Lacking such judgment, the injured third person can proceed directly against the insurer only where the policy, or the statute or ordinance pursuant to which it is issued, inures to the benefit of third parties. Chamberlin v. City of Los Angeles, 92 Cal.App.2d 330, 206 P.2d 661, 662. The intent that the policy so inure ‘* * * must clearly appear in a contract of insurance, and if any doubt exists it should be construed against such intent.’ Chamberlin v. City of Los Angeles, supra; Van der Hoof v. Chambon, 121 Cal.App. 118, 8 P.2d 925. Appellants' complaint sets forth no language of the policy in any way indicating that it is for the benefit of third parties. Thus, appellants have pleaded no right under the contract of insurance.

The count alleging negligent failure to defend Fortney must fail unless the facts pleaded show some duty of care owing to appellants. As demonstrated, such duty cannot be based upon the provisions of the policy. No statute imposing such duty is cited. Appellants suggest that ‘voluntary assumption of a duty by affirmative conduct creates the duty to use due care in performing the assumed task.’ They fail, however, to point to any allegation of assumption of any duty to them on behalf of Fortney. It is clear that respondents consistently refused to assume any duty to defend Fortney in the absence of service of summons upon him. Assumption of the clear duty to defend Mrs.

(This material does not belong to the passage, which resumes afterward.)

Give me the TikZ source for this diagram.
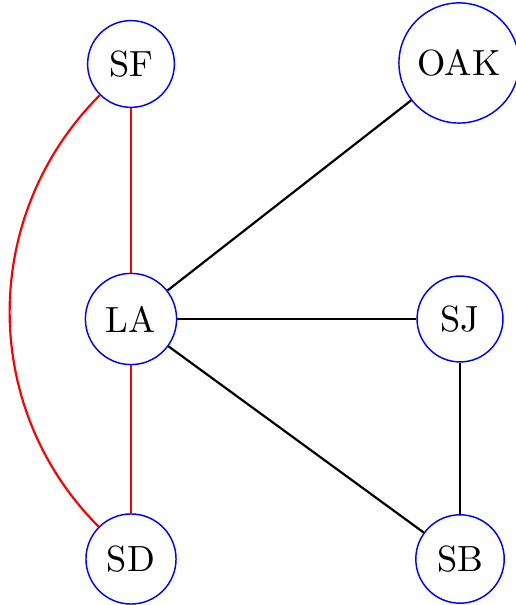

Fortney, who was served, cannot be relied upon to establish an obligation to appear for the party not served.

Appellants have twice amended their complaint. The affirmative allegations, as well as the omissions, of their second amended complaint make plain the lack of a cause of action. The trial court did not abuse its discretion in sustaining the demurrer without leave to amend.

Judgment affirmed.

LERNHART, Justice pro tem.

DOOLING, Acting P. J., and DRAPER, J., concur.